[Dataset section]:

================================

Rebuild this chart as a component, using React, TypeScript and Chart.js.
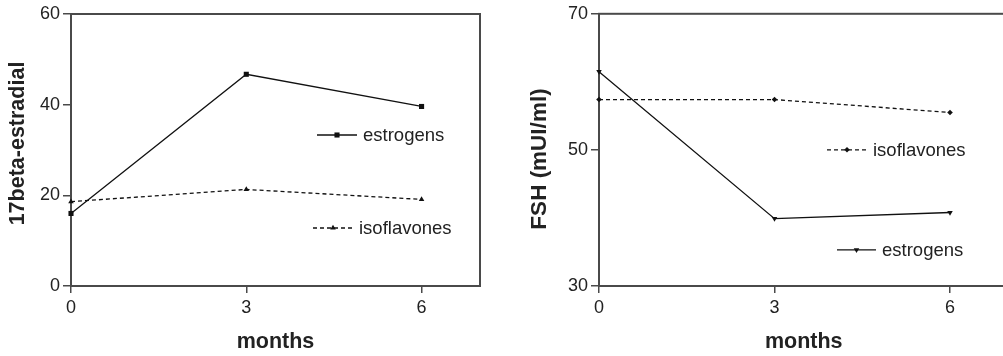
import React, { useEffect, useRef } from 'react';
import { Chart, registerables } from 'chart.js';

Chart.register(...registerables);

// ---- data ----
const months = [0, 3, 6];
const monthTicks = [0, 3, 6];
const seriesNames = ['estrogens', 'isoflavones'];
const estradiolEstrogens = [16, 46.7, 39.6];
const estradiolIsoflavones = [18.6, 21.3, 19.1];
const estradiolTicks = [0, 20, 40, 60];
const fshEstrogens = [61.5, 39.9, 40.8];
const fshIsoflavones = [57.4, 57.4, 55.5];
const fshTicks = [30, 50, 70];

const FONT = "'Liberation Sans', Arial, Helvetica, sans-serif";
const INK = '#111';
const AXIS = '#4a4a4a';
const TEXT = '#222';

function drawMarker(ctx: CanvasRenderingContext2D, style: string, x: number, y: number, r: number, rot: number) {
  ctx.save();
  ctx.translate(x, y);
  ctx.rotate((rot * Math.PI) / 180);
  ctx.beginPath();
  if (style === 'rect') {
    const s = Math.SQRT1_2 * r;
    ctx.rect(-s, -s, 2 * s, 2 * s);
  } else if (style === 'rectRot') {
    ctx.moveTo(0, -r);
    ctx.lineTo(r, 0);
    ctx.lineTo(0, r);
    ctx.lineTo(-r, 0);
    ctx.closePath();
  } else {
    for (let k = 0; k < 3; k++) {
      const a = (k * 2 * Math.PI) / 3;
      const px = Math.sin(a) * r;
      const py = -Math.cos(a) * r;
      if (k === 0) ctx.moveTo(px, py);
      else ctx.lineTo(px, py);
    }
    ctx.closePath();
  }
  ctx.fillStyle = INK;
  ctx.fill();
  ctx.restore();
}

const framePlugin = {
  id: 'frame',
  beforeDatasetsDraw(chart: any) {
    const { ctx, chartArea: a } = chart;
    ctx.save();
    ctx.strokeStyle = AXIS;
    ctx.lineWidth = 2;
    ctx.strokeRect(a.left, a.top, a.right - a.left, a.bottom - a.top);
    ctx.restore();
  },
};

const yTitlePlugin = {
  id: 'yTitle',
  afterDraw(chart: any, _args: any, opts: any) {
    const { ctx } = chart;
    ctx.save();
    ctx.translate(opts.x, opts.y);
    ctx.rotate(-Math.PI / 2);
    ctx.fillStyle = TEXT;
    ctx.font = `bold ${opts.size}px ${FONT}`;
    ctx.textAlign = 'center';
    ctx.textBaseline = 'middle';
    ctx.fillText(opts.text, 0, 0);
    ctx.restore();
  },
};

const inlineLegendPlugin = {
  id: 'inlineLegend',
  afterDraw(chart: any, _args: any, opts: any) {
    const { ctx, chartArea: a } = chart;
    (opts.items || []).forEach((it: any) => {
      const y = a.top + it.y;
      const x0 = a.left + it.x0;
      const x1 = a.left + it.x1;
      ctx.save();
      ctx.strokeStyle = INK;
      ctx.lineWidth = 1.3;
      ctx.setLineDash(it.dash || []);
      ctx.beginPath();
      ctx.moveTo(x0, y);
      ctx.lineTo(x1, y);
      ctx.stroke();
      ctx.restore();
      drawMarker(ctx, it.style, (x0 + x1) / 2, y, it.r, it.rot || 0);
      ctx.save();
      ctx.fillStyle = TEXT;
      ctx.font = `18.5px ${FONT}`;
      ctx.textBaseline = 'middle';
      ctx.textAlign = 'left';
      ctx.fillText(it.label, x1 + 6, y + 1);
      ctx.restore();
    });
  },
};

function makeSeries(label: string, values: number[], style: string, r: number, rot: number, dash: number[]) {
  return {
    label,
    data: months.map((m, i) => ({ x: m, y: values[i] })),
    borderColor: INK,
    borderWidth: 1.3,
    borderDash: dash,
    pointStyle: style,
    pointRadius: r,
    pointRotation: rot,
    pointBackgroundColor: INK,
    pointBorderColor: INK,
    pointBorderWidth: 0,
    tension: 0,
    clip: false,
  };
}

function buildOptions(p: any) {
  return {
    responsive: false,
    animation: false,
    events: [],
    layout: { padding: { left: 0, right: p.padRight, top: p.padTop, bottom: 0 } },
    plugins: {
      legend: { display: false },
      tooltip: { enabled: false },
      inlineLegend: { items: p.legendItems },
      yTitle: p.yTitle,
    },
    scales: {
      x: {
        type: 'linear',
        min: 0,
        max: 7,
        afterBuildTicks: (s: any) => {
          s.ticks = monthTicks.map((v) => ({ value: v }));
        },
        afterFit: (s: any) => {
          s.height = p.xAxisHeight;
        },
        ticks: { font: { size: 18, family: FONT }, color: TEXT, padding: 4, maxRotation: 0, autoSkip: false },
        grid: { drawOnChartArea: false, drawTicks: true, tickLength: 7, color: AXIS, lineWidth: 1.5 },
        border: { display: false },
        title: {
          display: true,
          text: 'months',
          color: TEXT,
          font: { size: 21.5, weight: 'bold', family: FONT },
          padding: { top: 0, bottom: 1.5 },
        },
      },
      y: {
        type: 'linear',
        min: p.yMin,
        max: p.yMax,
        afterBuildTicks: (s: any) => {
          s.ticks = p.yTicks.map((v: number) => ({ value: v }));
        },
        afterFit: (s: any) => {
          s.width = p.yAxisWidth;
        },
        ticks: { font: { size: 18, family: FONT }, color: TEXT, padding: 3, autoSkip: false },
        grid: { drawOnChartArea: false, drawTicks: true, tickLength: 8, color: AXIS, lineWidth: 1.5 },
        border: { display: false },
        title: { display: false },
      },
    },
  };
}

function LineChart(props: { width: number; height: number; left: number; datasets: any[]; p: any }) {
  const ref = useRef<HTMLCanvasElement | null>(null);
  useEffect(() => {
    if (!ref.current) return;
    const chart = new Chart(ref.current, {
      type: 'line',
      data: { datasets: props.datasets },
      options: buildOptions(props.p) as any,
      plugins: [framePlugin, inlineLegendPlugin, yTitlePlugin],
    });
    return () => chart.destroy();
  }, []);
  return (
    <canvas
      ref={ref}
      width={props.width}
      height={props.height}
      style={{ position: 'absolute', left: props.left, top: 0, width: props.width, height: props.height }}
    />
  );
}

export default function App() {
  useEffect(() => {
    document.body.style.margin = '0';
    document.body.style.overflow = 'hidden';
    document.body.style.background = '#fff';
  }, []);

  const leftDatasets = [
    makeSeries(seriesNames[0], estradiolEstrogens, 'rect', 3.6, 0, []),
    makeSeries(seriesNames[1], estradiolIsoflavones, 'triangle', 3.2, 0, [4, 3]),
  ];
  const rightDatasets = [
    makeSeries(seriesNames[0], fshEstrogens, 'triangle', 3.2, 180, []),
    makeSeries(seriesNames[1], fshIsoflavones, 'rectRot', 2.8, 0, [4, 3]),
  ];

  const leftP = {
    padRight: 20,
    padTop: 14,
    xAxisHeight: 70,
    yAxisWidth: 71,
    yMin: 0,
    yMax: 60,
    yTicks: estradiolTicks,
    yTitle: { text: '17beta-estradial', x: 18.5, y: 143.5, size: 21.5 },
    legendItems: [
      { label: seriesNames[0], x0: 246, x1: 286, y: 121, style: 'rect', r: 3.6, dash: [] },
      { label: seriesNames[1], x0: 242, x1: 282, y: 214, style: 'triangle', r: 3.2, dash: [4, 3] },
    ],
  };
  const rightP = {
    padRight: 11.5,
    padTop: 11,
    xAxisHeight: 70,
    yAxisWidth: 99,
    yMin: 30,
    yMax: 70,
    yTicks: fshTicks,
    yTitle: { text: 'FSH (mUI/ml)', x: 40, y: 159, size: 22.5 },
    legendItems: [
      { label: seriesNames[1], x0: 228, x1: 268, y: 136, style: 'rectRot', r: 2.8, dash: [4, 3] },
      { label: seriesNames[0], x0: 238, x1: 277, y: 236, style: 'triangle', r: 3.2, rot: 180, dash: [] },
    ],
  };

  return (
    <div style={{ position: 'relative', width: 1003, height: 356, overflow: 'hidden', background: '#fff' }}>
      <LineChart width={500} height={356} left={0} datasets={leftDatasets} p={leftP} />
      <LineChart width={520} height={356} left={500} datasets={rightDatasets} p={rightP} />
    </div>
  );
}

================================

[Exercise prompt]: With the pictures left out, restate word for word every line of the data above, from the first down to the line that contains "const TEXT = '#222';".

[Completed exercise]:
Rebuild this chart as a component, using React, TypeScript and Chart.js.
import React, { useEffect, useRef } from 'react';
import { Chart, registerables } from 'chart.js';

Chart.register(...registerables);

// ---- data ----
const months = [0, 3, 6];
const monthTicks = [0, 3, 6];
const seriesNames = ['estrogens', 'isoflavones'];
const estradiolEstrogens = [16, 46.7, 39.6];
const estradiolIsoflavones = [18.6, 21.3, 19.1];
const estradiolTicks = [0, 20, 40, 60];
const fshEstrogens = [61.5, 39.9, 40.8];
const fshIsoflavones = [57.4, 57.4, 55.5];
const fshTicks = [30, 50, 70];

const FONT = "'Liberation Sans', Arial, Helvetica, sans-serif";
const INK = '#111';
const AXIS = '#4a4a4a';
const TEXT = '#222';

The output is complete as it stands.